When distributed monolith may work for you

The Distributed Monolith term surely has a bad press. When you read through blogs and conference talks I’m sure you’d better build a “traditional” monolith rather that a distributed one. If you go with the latter, it means you tried to build microservices but you failed. And now your life is sad and full of pain ;) In this post I’d like to describe our case, when we built something like distributed monolith intentionally, with quite a pleasant final experience.

In my opinion the key to microservices is in the Conway’s Law. Looking from that perspective you’d think that primary use-case for microservices is large organizations with in-house IT department with many small teams, working independently, with large control over their part ot the system. But this doesn’t cover the full spectrum of software development market ;)

When you are a software house you deal with various type of projects. This includes maintenance, rewrite part of a large system and – last but not least – developing new systems from scratch. But the development process is much different than in-house IT: we use small, versatile teams (up to 10 people), not tight stick to roles like webdev, tester (developers, not programmers). There are no two identical projects for us: every customer has its own needs, tools, infrastructure, procedures, etc. (see http://ericsink.com/No_Programmers.html)

If you plan your system architecture you often try to do some checklist that can help you make the best choice. I think the most interesting question from it is:

Is there a part of the system that a single person, or small team, operates independently inside of?

The usual response for a software house is “Hmm… No”. So are we forced to always build monoliths?
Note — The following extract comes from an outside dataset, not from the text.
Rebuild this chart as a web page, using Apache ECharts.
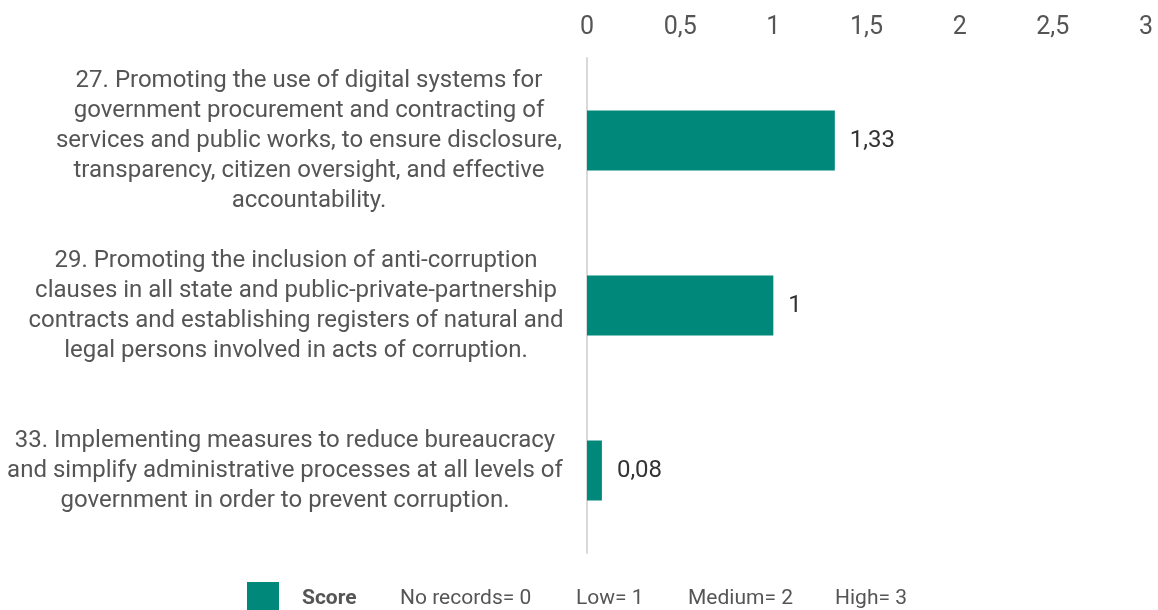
<!DOCTYPE html>
<html>
<head>
<meta charset="utf-8">
<script src="https://cdn.jsdelivr.net/npm/echarts@6/dist/echarts.min.js"></script>
<style>
  html, body { margin: 0; padding: 0; background: #ffffff; }
  #chart { width: 1158px; height: 610px; }
</style>
</head>
<body>
<div id="chart"></div>
<script>
// Measures, wrapped into lines as they are printed beside the bars
const categories = [
  '27. Promoting the use of digital systems for\ngovernment procurement and contracting of\nservices and public works, to ensure disclosure,\ntransparency, citizen oversight, and effective\naccountability.',
  '29. Promoting the inclusion of anti-corruption\nclauses in all state and public-private-partnership\ncontracts and establishing registers of natural and\nlegal persons involved in acts of corruption.',
  '33. Implementing measures to reduce bureaucracy\nand simplify administrative processes at all levels of\ngovernment in order to prevent corruption.'
];
const scores = [1.33, 1, 0.08];
const scaleKey = ['No records= 0', 'Low= 1', 'Medium= 2', 'High= 3'];

const TEAL = '#00897B';
const comma = v => String(v).replace('.', ',');

// each label block is right-aligned on the axis, its lines centred inside the block
const blockWidths = [508, 534, 556];
const labelRich = {};
blockWidths.forEach((w, i) => {
  labelRich['b' + i] = { width: w, align: 'center', fontSize: 24, lineHeight: 30, color: '#555', fontFamily: 'Roboto' };
});

const chart = echarts.init(document.getElementById('chart'), null, { renderer: 'canvas' });

chart.setOption({
  animation: false,
  textStyle: { fontFamily: 'Roboto' },
  grid: {
    left: 587, right: 12, top: 58, bottom: 57,
    containLabel: false,
    outerBoundsMode: 'none'
  },
  xAxis: {
    type: 'value',
    position: 'top',
    min: 0,
    max: 3,
    interval: 0.5,
    axisLine: { show: false },
    axisTick: { show: false },
    splitLine: { show: false },
    axisLabel: {
      fontSize: 25,
      color: '#555',
      margin: 18,
      formatter: v => comma(v)
    }
  },
  yAxis: {
    type: 'category',
    inverse: true,
    data: categories,
    axisLine: { show: true, lineStyle: { color: '#d9d9d9', width: 2 } },
    axisTick: { show: false },
    axisLabel: {
      margin: 24,
      align: 'right',
      formatter: (value, idx) => value.split('\n').map(l => '{b' + idx + '|' + l + '}').join('\n'),
      rich: labelRich
    }
  },
  legend: {
    left: 242,
    bottom: -7,
    itemWidth: 32,
    itemHeight: 30,
    icon: 'rect',
    selectedMode: false,
    data: ['Score'],
    formatter: name =>
      '{gap|}{s|' + name + '}' +
      '{n|' + scaleKey[0] + '}{l|' + scaleKey[1] + '}{m|' + scaleKey[2] + '}{h|' + scaleKey[3] + '}',
    textStyle: {
      fontSize: 21,
      color: '#555',
      padding: [3, 0, 0, 0],
      rich: {
        gap: { width: 18 },
        s: { width: 98, fontSize: 21, fontWeight: 'bold', color: '#555' },
        n: { width: 176, fontSize: 21, color: '#555' },
        l: { width: 112, fontSize: 21, color: '#555' },
        m: { width: 147, fontSize: 21, color: '#555' },
        h: { fontSize: 21, color: '#555' }
      }
    }
  },
  series: [{
    name: 'Score',
    type: 'bar',
    data: scores,
    barWidth: 60,
    itemStyle: { color: TEAL },
    label: {
      show: true,
      position: 'right',
      distance: 15,
      fontSize: 24,
      color: '#333',
      formatter: p => comma(p.value)
    }
  }]
});
</script>
</body>
</html>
The good parts of monolith

Let’s think first what could be the good parts of monolithic architecture, especially for a small team inside a software house:

Simple communication model

When you want to deliver fast, you have to reduce overhead. If your customer ask for a feature, telling him that you first have to investigate how to make your microservices talk to each other could be not acceptable. Also, having less service-to-service communication, makes monitoring and debugging in production a lot easier. It’s different when you build a large microservice stack for a big organization – you surely convinced business owners that you need some time to invest in tools and infrastructure and they have to wait for it to be done before features arrive ;)

Single repository

At software houses, we usually have a lot of freedom choosing CI/CD tooling, some team go with full-stack Gitlab, some prefer Gerrit + Jenkins, some work on customer’s infrastructure. We don’t have repeatable, complicated build pipeline for every project – usually just running tests, make some static code analysis (with Sputnik), sometimes push Docker images somewhere. It’s just easy to have just one repository, not having to setup multiple independently.

Single data source

This is also not constant across projects, but most of them need just one data source, possibly just RDBMS (Postgres) to store business data. It’s easy to administer, manage, migrate. If you want a bit less coupling between parts of the system, separate database schemas for a start could be enough.
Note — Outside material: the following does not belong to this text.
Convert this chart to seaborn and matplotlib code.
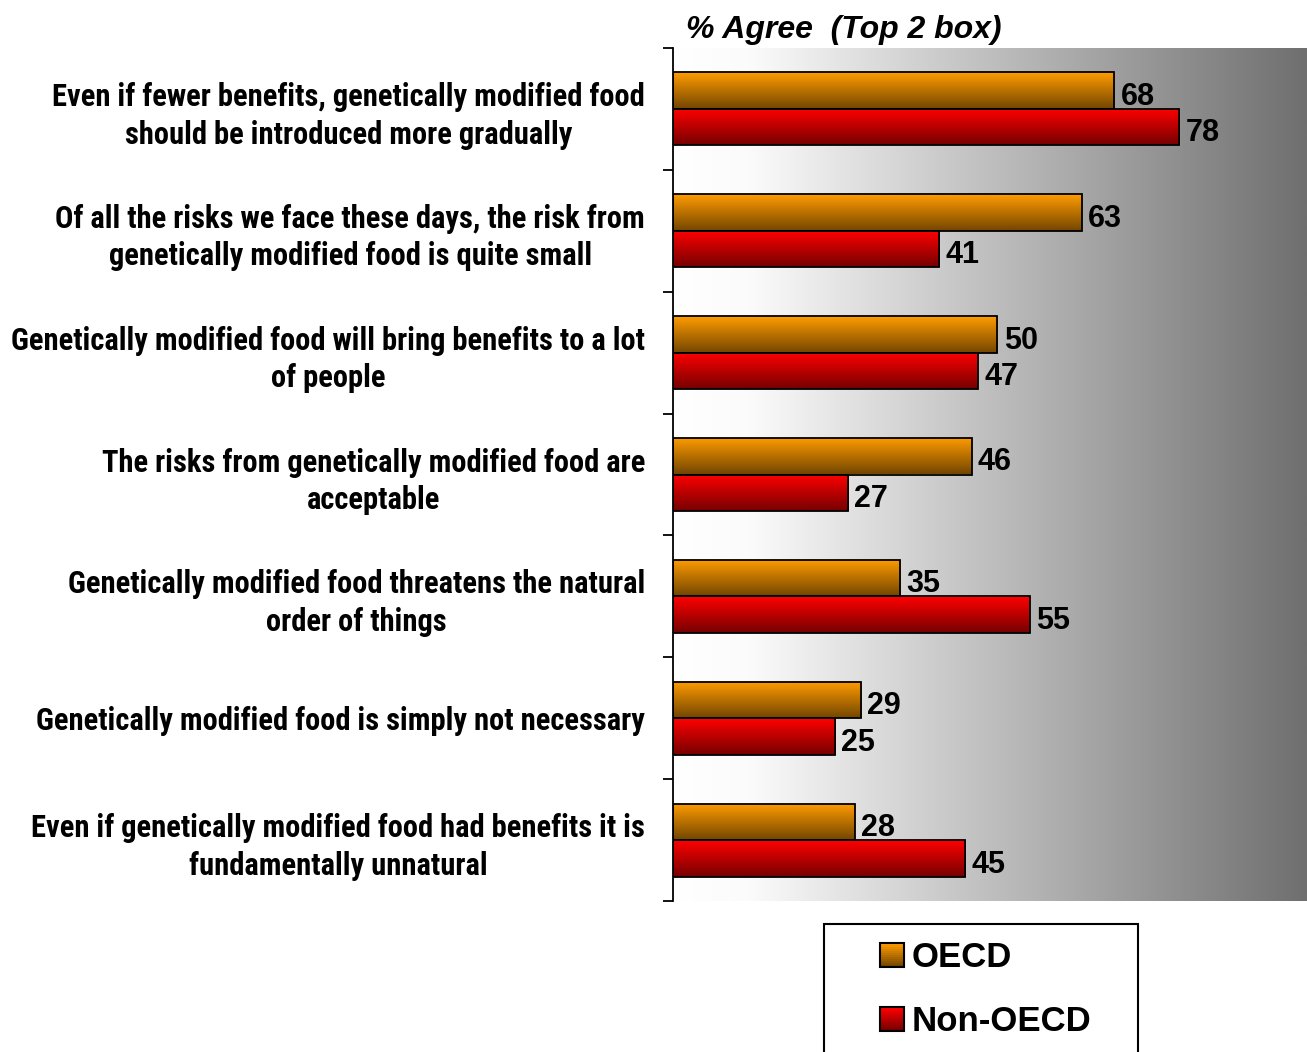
import numpy as np
import pandas as pd
import seaborn as sns
import matplotlib.pyplot as plt
from matplotlib.colors import LinearSegmentedColormap, to_rgb
from matplotlib.patches import Rectangle
from matplotlib.legend_handler import HandlerBase

statements = [
    'Even if fewer benefits, genetically modified food\nshould be introduced more gradually',
    'Of all the risks we face these days, the risk from\ngenetically modified food is quite small',
    'Genetically modified food will bring benefits to a lot\nof people',
    'The risks from genetically modified food are\nacceptable',
    'Genetically modified food threatens the natural\norder of things',
    'Genetically modified food is simply not necessary',
    'Even if genetically modified food had benefits it is\nfundamentally unnatural',
]
groups = ['OECD', 'Non-OECD']
oecd = [68, 63, 50, 46, 35, 29, 28]
non_oecd = [78, 41, 47, 27, 55, 25, 45]

df = pd.DataFrame({
    'statement': statements * 2,
    'group': ['OECD'] * len(statements) + ['Non-OECD'] * len(statements),
    'pct': oecd + non_oecd,
})

# top / bottom colour of each bar's vertical shading
shades = {'OECD': ('#ff9c00', '#744600'), 'Non-OECD': ('#ff0000', '#760000')}

sns.set_style('white')
plt.rcParams['text.color'] = 'black'
plt.rcParams['ytick.color'] = 'black'
narrow = ['Roboto Condensed', 'DejaVu Sans']
plain = ['Liberation Sans', 'DejaVu Sans']


def blend(c1, c2, t):
    a, b = np.array(to_rgb(c1)), np.array(to_rgb(c2))
    return a * (1 - t) + b * t


class GradientHandler(HandlerBase):
    def create_artists(self, legend, orig_handle, xdescent, ydescent,
                       width, height, fontsize, trans):
        top, bottom = shades[orig_handle.get_label()]
        n = 12
        arts = []
        for i in range(n):
            arts.append(Rectangle((-xdescent, -ydescent + i * height / n), width, height / n,
                                  facecolor=blend(bottom, top, i / (n - 1)), linewidth=0,
                                  transform=trans))
        arts.append(Rectangle((-xdescent, -ydescent), width, height, facecolor='none',
                              edgecolor='black', linewidth=1.5, transform=trans))
        return arts


fig = plt.figure(figsize=(13.07, 10.52), dpi=100)
ax = fig.add_axes([673 / 1307, 1 - 901 / 1052, 1 - 673 / 1307, 853 / 1052])

sns.barplot(data=df, x='pct', y='statement', hue='group', hue_order=groups,
            orient='h', width=0.6, ax=ax, legend=False,
            edgecolor='black', linewidth=1.3)

# grey background fading from white on the left
bg = LinearSegmentedColormap.from_list('bg', [(0, '#ffffff'), (0.12, '#fbfbfb'), (1, '#6f6f6f')])
ax.imshow(np.linspace(0, 1, 256).reshape(1, -1), cmap=bg, aspect='auto',
          extent=(0, 1, 0, 1), transform=ax.transAxes, zorder=0)

for grp, cont in zip(groups, ax.containers):
    top, bottom = shades[grp]
    grad = np.array([blend(top, bottom, t) for t in np.linspace(0, 1, 64)]).reshape(-1, 1, 3)
    for bar in cont:
        x0, y0, w, h = bar.get_x(), bar.get_y(), bar.get_width(), bar.get_height()
        bar.set_facecolor('none')
        bar.set_zorder(3)
        im = ax.imshow(grad, aspect='auto', extent=(x0, x0 + w, y0 + h, y0),
                       origin='upper', zorder=2)
        im.set_clip_path(bar)
    anns = ax.bar_label(cont, padding=6, fontsize=22, fontweight='bold', family=plain, color='black')
    for a in anns:
        a.xyann = (4.5, -4.5)

ax.set_xlim(0, 97.7)
ax.set_ylim(6.5, -0.5)
ax.set_xticks([])
ax.set_xlabel('')
ax.set_ylabel('')
for side in ['top', 'right', 'bottom']:
    ax.spines[side].set_visible(False)
ax.spines['left'].set_color('black')
ax.spines['left'].set_linewidth(1.3)

ax.set_yticks(np.arange(-0.5, 7, 1), minor=True)
ax.tick_params(axis='y', which='major', length=0, pad=20)
ax.tick_params(axis='y', which='minor', left=True, length=7, width=1.3, color='black', direction='out')
for lab in ax.get_yticklabels():
    lab.set_family(narrow)
    lab.set_fontsize(22)
    lab.set_fontweight('bold')
    lab.set_color('black')
    lab.set_multialignment('center')
    lab.set_linespacing(1.32)

fig.text(686 / 1307, 1 - 15 / 1052, '% Agree  (Top 2 box)', ha='left', va='top',
         fontsize=23, fontweight='bold', style='italic', family=plain)

# legend frame runs past the bottom edge
fig.patches.append(Rectangle((824 / 1307, -0.05), 314 / 1307, 0.05 + 1 - 924 / 1052,
                             transform=fig.transFigure, facecolor='white',
                             edgecolor='black', linewidth=1.5))
handles = [Rectangle((0, 0), 1, 1, label=g) for g in groups]
fig.legend(handles=handles, loc='upper left', bbox_to_anchor=(880 / 1307, 1 - 941 / 1052),
           frameon=False, handler_map={Rectangle: GradientHandler()},
           prop={'family': plain, 'weight': 'bold', 'size': 25},
           handlelength=0.7, handleheight=0.7, handletextpad=0.22, labelspacing=0.9,
           borderpad=0, borderaxespad=0)

fig.savefig('out.png', dpi=100)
Simple deployment infrastructure

Just like above, from deployment perspective, the simplest – the better. Your customer doesn’t want you to spend 3 weeks setting up a Kubernetes cluster. If you can go with plain Docker without dedicated orchestration – go with it. For us – AWS ECS with some home-made automation worked really fine.

The good parts of microservices

On the other hand, while building monolith may have many good parts, it can also be really painful. I think that there are numerous advantages you’ll get from splitting the whole system into few smaller parts. The key is having multiple deployment units, which really gives you benefits:

Resource separation

Bugs happen. It is obvious that your system will someday fail on production. The real question is what happens then? How your system deals with errors? If you use shared resources like database or http client connection pools, one, even not critical part of your system, may cause a full system outage. That’s why splitting your system into few smaller applications matters. You (and your customers) can probably live even if one of the minor functionalities fails.

Independent scaling

It is also good when your system can scale. It’s better when you can scale parts of your system independently. Some of features are massively used and business critical – and you want to run them in high-available mode with possibility to add instances on the fly when traffic increases. But also you have some other parts (e.g. backoffice) that is not heavily used with often zero traffic after working hours. With multiple applications instead of monolith it’s easier to achieve independent scaling.

Network separation

Usually parts of a big system are used from different places. You have some public services (e.g. mailing service), othen with both sides communication (with webhooks). On the other hand – a back-office part shouldn’t be exposed publicly, best hidden in a VPN to a customer’s office. Having these parts separated makes it easier to put them in different networks and then setup a particular policy of each part.

Separate configuration

Defining proper authentication configuration for Java (even in Spring) app could be hard. I guess that defining multiple authentication models (e.g. logged users, internal features for call-center people and public service calls) for different parts of a monolithic application could be a hell. Splitting a monolith into several deployment units, each with separate authentication configuration, may save you many hours of debugging magical untestable code provided by your framework.

Technology experiments

It’s really bad for a project if you’re stick to a legacy technology. Having thousands of lines written in 90’s Javascript framework could be really demotivating for developers. When you have few smaller deployment units, it’s much easier to play with technology experiments. You can either write the whole small part in some crazy technology (we use Elm for a small frontend piece) or try to upgrade some important library just in one place (we switched to 4.x Redux router in smaller application before upgrading the bigger one).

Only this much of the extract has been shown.